Work to be completed —
Pull out every line of the listing below where "this" appears.

Source code of charts:
+ + + + +

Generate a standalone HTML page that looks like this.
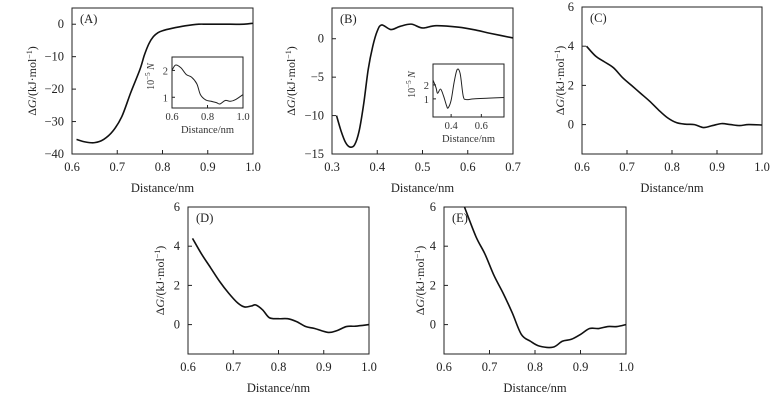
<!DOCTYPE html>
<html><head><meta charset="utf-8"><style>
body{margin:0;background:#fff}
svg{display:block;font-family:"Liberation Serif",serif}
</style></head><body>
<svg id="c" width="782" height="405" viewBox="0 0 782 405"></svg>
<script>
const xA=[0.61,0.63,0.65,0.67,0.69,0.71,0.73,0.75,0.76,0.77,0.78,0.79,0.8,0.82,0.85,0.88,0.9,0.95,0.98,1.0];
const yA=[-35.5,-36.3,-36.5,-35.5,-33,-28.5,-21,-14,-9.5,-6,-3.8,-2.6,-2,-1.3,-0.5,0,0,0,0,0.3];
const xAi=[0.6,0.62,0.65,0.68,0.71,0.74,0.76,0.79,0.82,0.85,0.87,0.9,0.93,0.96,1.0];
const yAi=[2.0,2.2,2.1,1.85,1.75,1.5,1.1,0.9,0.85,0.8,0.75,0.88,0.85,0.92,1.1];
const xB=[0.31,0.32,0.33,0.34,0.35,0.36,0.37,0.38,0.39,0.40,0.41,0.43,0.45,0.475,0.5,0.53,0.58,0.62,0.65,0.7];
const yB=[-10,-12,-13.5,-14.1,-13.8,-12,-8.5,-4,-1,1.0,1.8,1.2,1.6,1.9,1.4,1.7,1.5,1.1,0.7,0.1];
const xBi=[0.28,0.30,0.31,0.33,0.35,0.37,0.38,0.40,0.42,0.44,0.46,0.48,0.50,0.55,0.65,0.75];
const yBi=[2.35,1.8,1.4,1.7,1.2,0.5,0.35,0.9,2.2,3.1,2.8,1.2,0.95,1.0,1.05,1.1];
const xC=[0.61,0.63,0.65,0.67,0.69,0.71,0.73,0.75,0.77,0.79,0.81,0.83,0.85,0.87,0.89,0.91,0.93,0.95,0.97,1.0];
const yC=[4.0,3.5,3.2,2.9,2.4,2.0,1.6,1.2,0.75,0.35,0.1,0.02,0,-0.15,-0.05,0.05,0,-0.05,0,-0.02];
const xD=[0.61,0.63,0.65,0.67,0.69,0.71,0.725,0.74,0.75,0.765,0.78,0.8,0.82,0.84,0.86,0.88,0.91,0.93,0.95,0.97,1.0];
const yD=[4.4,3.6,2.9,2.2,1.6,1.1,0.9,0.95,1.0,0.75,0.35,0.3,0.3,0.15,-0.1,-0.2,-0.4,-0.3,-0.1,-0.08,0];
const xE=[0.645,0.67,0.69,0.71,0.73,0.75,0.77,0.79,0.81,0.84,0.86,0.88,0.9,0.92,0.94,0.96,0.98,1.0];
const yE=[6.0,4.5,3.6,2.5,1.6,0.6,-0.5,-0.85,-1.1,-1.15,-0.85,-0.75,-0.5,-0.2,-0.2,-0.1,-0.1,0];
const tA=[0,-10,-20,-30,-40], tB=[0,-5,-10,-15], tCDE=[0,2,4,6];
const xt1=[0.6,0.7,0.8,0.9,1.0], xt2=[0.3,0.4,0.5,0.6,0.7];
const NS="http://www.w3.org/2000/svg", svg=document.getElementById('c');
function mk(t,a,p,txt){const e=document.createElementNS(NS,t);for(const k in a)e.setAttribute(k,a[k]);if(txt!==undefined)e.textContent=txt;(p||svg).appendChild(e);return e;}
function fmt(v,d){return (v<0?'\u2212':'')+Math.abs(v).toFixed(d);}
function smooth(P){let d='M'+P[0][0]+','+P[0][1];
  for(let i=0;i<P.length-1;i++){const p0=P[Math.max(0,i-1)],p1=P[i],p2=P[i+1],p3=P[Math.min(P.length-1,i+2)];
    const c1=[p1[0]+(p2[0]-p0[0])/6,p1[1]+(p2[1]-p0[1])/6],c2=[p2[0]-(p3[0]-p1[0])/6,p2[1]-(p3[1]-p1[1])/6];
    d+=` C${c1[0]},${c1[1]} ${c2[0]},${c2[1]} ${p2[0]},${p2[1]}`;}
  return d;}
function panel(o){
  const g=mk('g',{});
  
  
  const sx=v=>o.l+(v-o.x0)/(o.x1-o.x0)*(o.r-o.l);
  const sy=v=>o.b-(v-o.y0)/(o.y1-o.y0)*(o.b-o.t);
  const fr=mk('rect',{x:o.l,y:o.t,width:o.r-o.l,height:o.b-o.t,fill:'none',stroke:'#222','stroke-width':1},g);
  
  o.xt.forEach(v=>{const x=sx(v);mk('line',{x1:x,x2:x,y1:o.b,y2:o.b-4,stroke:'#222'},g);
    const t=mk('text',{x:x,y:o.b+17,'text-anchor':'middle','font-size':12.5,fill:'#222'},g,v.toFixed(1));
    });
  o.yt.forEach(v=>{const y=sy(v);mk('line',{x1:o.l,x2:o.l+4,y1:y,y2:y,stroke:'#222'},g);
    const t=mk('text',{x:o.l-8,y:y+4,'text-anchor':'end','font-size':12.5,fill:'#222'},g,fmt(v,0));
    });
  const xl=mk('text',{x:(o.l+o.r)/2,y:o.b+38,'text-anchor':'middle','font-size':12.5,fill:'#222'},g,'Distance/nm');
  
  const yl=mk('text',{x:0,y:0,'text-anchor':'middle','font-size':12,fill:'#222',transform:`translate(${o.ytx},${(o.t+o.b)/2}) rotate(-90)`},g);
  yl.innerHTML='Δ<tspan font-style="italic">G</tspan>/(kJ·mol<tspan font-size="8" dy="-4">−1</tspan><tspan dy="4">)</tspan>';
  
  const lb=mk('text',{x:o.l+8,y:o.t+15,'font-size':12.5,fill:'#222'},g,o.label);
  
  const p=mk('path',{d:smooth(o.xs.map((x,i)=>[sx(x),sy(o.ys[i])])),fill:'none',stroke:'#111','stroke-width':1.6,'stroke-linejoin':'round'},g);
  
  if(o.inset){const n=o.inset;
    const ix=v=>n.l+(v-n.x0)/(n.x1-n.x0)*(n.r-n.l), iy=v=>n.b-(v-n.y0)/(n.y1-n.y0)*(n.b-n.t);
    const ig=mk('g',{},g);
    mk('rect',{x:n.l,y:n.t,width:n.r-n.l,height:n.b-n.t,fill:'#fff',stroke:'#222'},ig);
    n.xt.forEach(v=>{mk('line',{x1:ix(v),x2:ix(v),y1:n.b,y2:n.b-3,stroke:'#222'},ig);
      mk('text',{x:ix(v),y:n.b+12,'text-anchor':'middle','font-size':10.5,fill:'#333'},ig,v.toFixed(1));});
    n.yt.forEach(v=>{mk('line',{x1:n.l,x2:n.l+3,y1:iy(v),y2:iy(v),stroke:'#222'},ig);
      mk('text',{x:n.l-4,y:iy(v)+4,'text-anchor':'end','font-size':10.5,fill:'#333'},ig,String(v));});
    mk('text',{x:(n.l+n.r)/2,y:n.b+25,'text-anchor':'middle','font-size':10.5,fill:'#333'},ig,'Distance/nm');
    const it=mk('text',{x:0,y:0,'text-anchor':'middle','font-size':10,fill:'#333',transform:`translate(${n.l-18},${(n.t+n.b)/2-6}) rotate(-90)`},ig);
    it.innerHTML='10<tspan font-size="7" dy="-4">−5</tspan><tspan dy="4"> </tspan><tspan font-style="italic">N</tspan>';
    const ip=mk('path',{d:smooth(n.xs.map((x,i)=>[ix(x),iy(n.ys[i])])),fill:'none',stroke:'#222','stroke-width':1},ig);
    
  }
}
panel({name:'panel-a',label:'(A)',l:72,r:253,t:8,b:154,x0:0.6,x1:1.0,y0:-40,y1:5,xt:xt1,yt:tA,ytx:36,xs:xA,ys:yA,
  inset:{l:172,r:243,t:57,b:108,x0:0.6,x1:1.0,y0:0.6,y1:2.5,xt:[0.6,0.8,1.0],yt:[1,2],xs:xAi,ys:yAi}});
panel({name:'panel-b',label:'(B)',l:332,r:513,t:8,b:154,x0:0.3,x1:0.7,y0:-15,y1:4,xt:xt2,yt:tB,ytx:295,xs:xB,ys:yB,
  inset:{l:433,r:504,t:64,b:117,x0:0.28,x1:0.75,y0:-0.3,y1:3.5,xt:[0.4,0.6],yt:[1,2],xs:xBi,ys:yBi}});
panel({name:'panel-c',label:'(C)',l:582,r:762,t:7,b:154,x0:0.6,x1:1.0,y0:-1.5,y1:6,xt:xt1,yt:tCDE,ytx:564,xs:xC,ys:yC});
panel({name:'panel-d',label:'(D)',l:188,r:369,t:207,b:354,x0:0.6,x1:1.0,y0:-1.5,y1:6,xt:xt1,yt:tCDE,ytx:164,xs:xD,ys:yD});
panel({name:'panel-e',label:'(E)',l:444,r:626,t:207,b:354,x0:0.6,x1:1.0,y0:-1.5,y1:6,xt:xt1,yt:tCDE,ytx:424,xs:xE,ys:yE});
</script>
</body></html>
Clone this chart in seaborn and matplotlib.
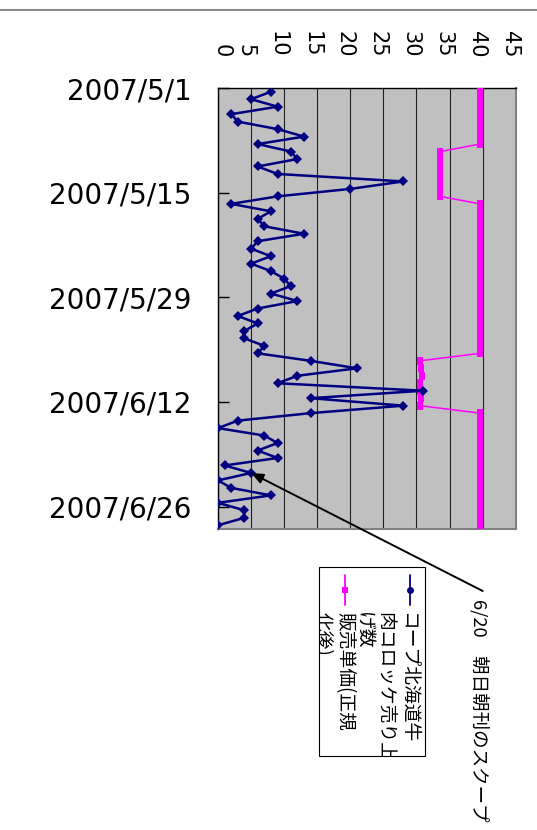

+ + + + +

Response —
Generate a standalone HTML page that looks like this.
Clone this chart in seaborn and matplotlib.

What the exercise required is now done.